There is a false sense, that often turns up in venues like the Times, that students at university are looking for a vigorous, open clash of ideas and debate, with no holds barred. I don’t think my campus is all that unusual, and I just never have that sense. Students want a degree, some useful skills, and the friendships and activities that come out of ordinary campus life. Just to get on with things. Speech aimed at making anyone feel inferior, or, worse, unsafe on campus has no value, a negative sum game. And for the most part I don’t think we need to explain this: the vast majority of our students do not wish to offend, they possess empathy, they’ve no time for bigotry, and don’t understand why “making people uncomfortable” is such an important thing.
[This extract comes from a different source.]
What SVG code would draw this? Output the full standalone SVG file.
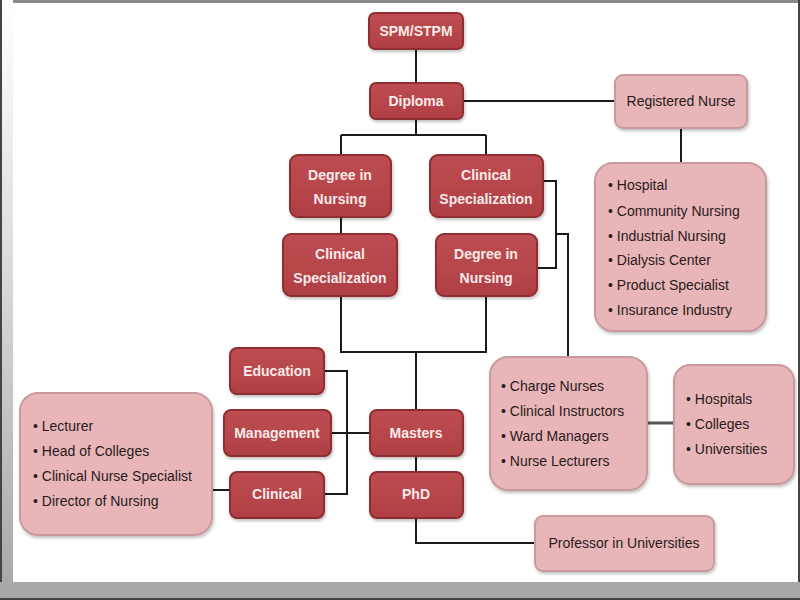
<svg xmlns="http://www.w3.org/2000/svg" width="800" height="600" viewBox="0 0 800 600">
<defs>
<linearGradient id="leftStrip" x1="0" y1="0" x2="0" y2="1">
<stop offset="0" stop-color="#ffffff"/>
<stop offset="0.4" stop-color="#e0e0e0"/>
<stop offset="1" stop-color="#a8a8a8"/>
</linearGradient>
<linearGradient id="redFill" x1="0" y1="0" x2="0" y2="1">
<stop offset="0" stop-color="#bd4d52"/>
<stop offset="1" stop-color="#b03f44"/>
</linearGradient>
<filter id="sh" x="-10%" y="-10%" width="130%" height="140%">
<feDropShadow dx="1" dy="2" stdDeviation="1.5" flood-color="#000" flood-opacity="0.25"/>
</filter>
<style>
.red{fill:url(#redFill);stroke:#8e2e33;stroke-width:2;filter:url(#sh)}
.pink{fill:#e8b6b9;stroke:#c99a9d;stroke-width:2;filter:url(#sh)}
.wt{font-family:"Liberation Sans",Arial,sans-serif;font-size:14px;font-weight:bold;fill:#fbeaea;text-anchor:middle}
.dt{font-family:"Liberation Sans",Arial,sans-serif;font-size:14px;fill:#2a1a1a;text-anchor:middle}
.lt{font-family:"Liberation Sans",Arial,sans-serif;font-size:14px;fill:#2a1a1a}
.ln{fill:none;stroke:#1a1a1a;stroke-width:2}
.lg{fill:none;stroke:#555;stroke-width:3}
</style>
</defs>
<rect width="800" height="600" fill="#ffffff"/>
<rect x="0" y="0" width="800" height="3" fill="#8a8a8a"/>
<rect x="2" y="0" width="11" height="585" fill="url(#leftStrip)"/>
<rect x="0" y="0" width="2" height="600" fill="#444"/>
<rect x="798" y="0" width="2" height="600" fill="#444"/>
<rect x="0" y="582" width="800" height="16" fill="#a9a9a9"/>
<rect x="0" y="598" width="800" height="2" fill="#444"/>

<g id="connectors">
<path class="ln" d="M416 49V83"/>
<path class="ln" d="M463 101H615"/>
<path class="ln" d="M681 128V163"/>
<path class="ln" d="M416 119V135M341 135H486M341 135V155M486 135V155"/>
<path class="ln" d="M341 217V234"/>
<path class="ln" d="M341 296V352H486V296M416 352V410"/>
<path class="ln" d="M543 181H556V268H537M556 234H568V357"/>
<path class="ln" d="M324 371H347V494H324"/>
<path class="ln" d="M331 433H370"/>
<path class="ln" d="M212 490H230"/>
<path class="ln" d="M416 456V472"/>
<path class="ln" d="M416 518V543H535"/>
<path class="lg" d="M647 423H674"/>
</g>

<g id="spm"><rect class="red" x="369" y="13" width="94" height="36" rx="6"/><text class="wt" x="416" y="36">SPM/STPM</text></g>
<g id="diploma"><rect class="red" x="370" y="83" width="93" height="36" rx="6"/><text class="wt" x="416" y="106">Diploma</text></g>
<g id="degree1"><rect class="red" x="290" y="155" width="101" height="62" rx="8"/><text class="wt" x="340" y="180">Degree in</text><text class="wt" x="340" y="204">Nursing</text></g>
<g id="clinspec1"><rect class="red" x="430" y="155" width="113" height="62" rx="8"/><text class="wt" x="486" y="180">Clinical</text><text class="wt" x="486" y="204">Specialization</text></g>
<g id="clinspec2"><rect class="red" x="283" y="234" width="114" height="62" rx="8"/><text class="wt" x="340" y="259">Clinical</text><text class="wt" x="340" y="283">Specialization</text></g>
<g id="degree2"><rect class="red" x="436" y="234" width="101" height="62" rx="8"/><text class="wt" x="486" y="259">Degree in</text><text class="wt" x="486" y="283">Nursing</text></g>
<g id="rn"><rect class="pink" x="615" y="75" width="132" height="53" rx="8"/><text class="dt" x="681" y="106">Registered Nurse</text></g>
<g id="rnlist"><rect class="pink" x="595" y="163" width="171" height="168" rx="18"/>
<text class="lt" x="608" y="190">• Hospital</text>
<text class="lt" x="608" y="216">• Community Nursing</text>
<text class="lt" x="608" y="241">• Industrial Nursing</text>
<text class="lt" x="608" y="265">• Dialysis Center</text>
<text class="lt" x="608" y="290">• Product Specialist</text>
<text class="lt" x="608" y="315">• Insurance Industry</text></g>
<g id="education"><rect class="red" x="230" y="348" width="94" height="46" rx="7"/><text class="wt" x="277" y="376">Education</text></g>
<g id="management"><rect class="red" x="224" y="410" width="107" height="46" rx="7"/><text class="wt" x="277" y="438">Management</text></g>
<g id="clinical"><rect class="red" x="230" y="472" width="94" height="46" rx="7"/><text class="wt" x="277" y="499">Clinical</text></g>
<g id="masters"><rect class="red" x="370" y="410" width="93" height="46" rx="7"/><text class="wt" x="416" y="438">Masters</text></g>
<g id="phd"><rect class="red" x="370" y="472" width="93" height="46" rx="7"/><text class="wt" x="416" y="499">PhD</text></g>
<g id="leftlist"><rect class="pink" x="20" y="393" width="192" height="142" rx="18"/>
<text class="lt" x="33" y="431">• Lecturer</text>
<text class="lt" x="33" y="456">• Head of Colleges</text>
<text class="lt" x="33" y="481">• Clinical Nurse Specialist</text>
<text class="lt" x="33" y="506">• Director of Nursing</text></g>
<g id="chargelist"><rect class="pink" x="490" y="357" width="157" height="133" rx="18"/>
<text class="lt" x="501" y="391">• Charge Nurses</text>
<text class="lt" x="501" y="416">• Clinical Instructors</text>
<text class="lt" x="501" y="441">• Ward Managers</text>
<text class="lt" x="501" y="466">• Nurse Lecturers</text></g>
<g id="hosplist"><rect class="pink" x="674" y="365" width="120" height="119" rx="16"/>
<text class="lt" x="686" y="404">• Hospitals</text>
<text class="lt" x="686" y="429">• Colleges</text>
<text class="lt" x="686" y="454">• Universities</text></g>
<g id="professor"><rect class="pink" x="535" y="516" width="179" height="55" rx="8"/><text class="dt" x="624" y="548">Professor in Universities</text></g>
</svg>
Yes 100%. This is partly the consequence of the self-image that a very small subset of public intellectuals have of themselves--Stanley Fish used to patrol this street; Yascha Mounk does it now. This idea that they have that the public sphere is about (mostly) men making everybody else uncomfortable by Being So Contrarian and taking the discomfort of other people as validation that they must be right. It's a kind of caricature of the Habermasian idea of the public sphere as a domain where vast, unemotional intellects challenge one another in entirely rational ways and are unmoved by any feelings that result. Not only is this not how most people engage in conversations where they're aware that someone on the other side of the disagreement is feeling very tender or uncertain about the issue at hand, it's not even a good description of how these supposedly rational, distanced figures react to disagreement--they don't welcome it and enjoy it, they slap it down hard or ignore it imperiously, they're as sensitive and fragile most of the time as a newborn butterfly--overreacting to even the least kind of challenge. The only time you'll find them in disagreement is when a narrow-range organization like Heterodox Academy arranges with exquisite choreography a debate between them and someone who only slightly disagrees with them.
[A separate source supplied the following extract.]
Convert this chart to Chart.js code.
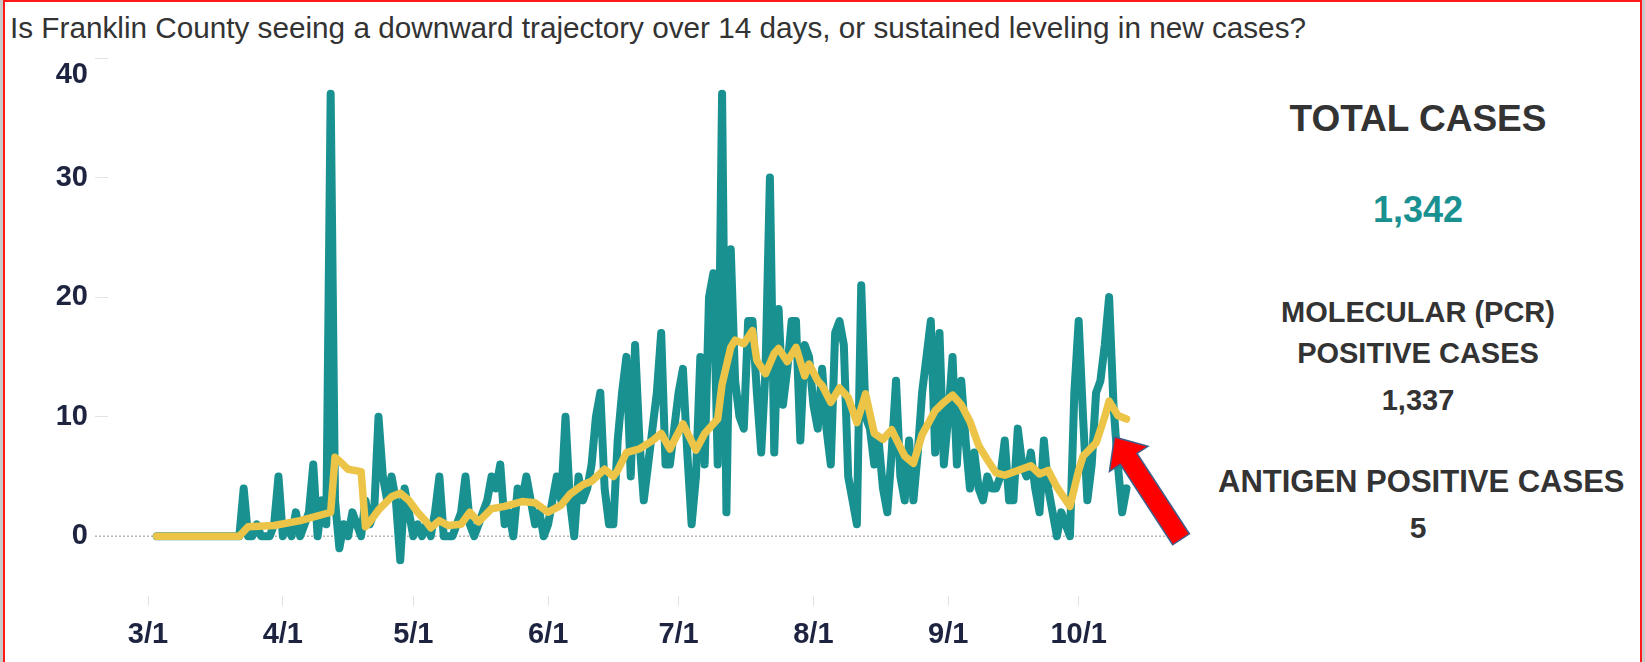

For the rest of us, disagreement, especially across wide divides, is a profoundly worrisome thing emotionally and intellectually. That's not because we're suddenly all sensitive snowflakes fretting about cancellation--read ANYTHING about the history of democratic public spheres and you constantly come across people who were good friends or close acquaintances who hovered and fretted at the edge of articulating a disagreement that might mean they'd have to stop being close. Or who worried about hurting someone they valued or even strangers they'd never met. That was a commonplace problem for public intellectuals for generations and now suddenly we've got a small number of people imagining that we have had and should continue to have a public sphere where you shouldn't have to care who you're hurting or what other people will think of you if you say something that seems harmful or callous.